The Checklist for Departmental BPC Plans is used by BPCnet consultants as the criteria for if a plan is ready to be verified and published on BPCnet.org. Reviewing each item in the checklist before submitting it can help the verification process go more smoothly.
In this section you will finalize a draft of your plan and submit it to BPCnet for verification.
Because Departmental BPC Plans may appear on BPCnet.org and in NSF grant proposals, there may be institutional policies about what they can include and who has to approve them before they are published. This may require input from administration and legal counsel within the institution.
Internal feedback and approval are important to ensure buy-in from faculty and others who will be performing the plan’s activities. It is common that most faculty, staff, and students are unaware of many of the BPC activities within a department. Sharing a draft of the plan for feedback can be an additional way to provide transparency about the ongoing BPC activities. You may find it helpful to label activities with (new) or (ongoing) to clearly communicate with internal stakeholders; such labels are not needed on the submitted plan.
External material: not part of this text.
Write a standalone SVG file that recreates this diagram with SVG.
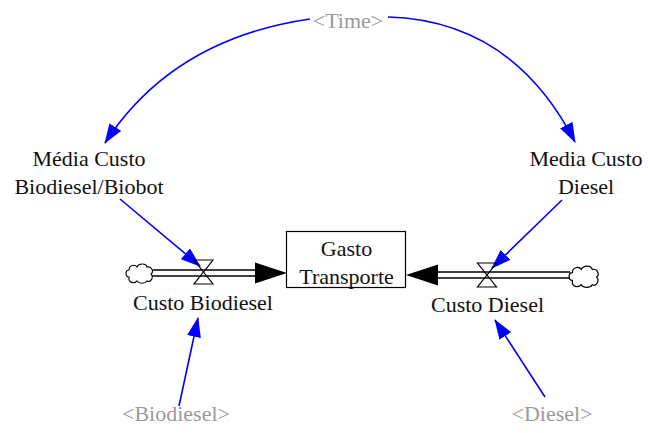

You will receive confirmation that your plan has been received, after which it will be routed to a BCPnet.org consultant to review and verify, using the Checklist for Departmental BPC Plans and the consultants’ expertise. Typically, it will be returned with some suggested revisions before being verified and published on BPCnet.org. After your Departmental BPC Plan is Verified, BPCnet will not post your plan online without your confirmation. This means that you can seek final approval from your unit after your plan is Verified. Additional changes can likely be Verified quickly.
BPCnet.org has compiled a series of videos that explain different aspects of a Departmental BPC Plan. The videos go into detail about types of BPC Plans and their activities, context, goals, evaluation, and measurement.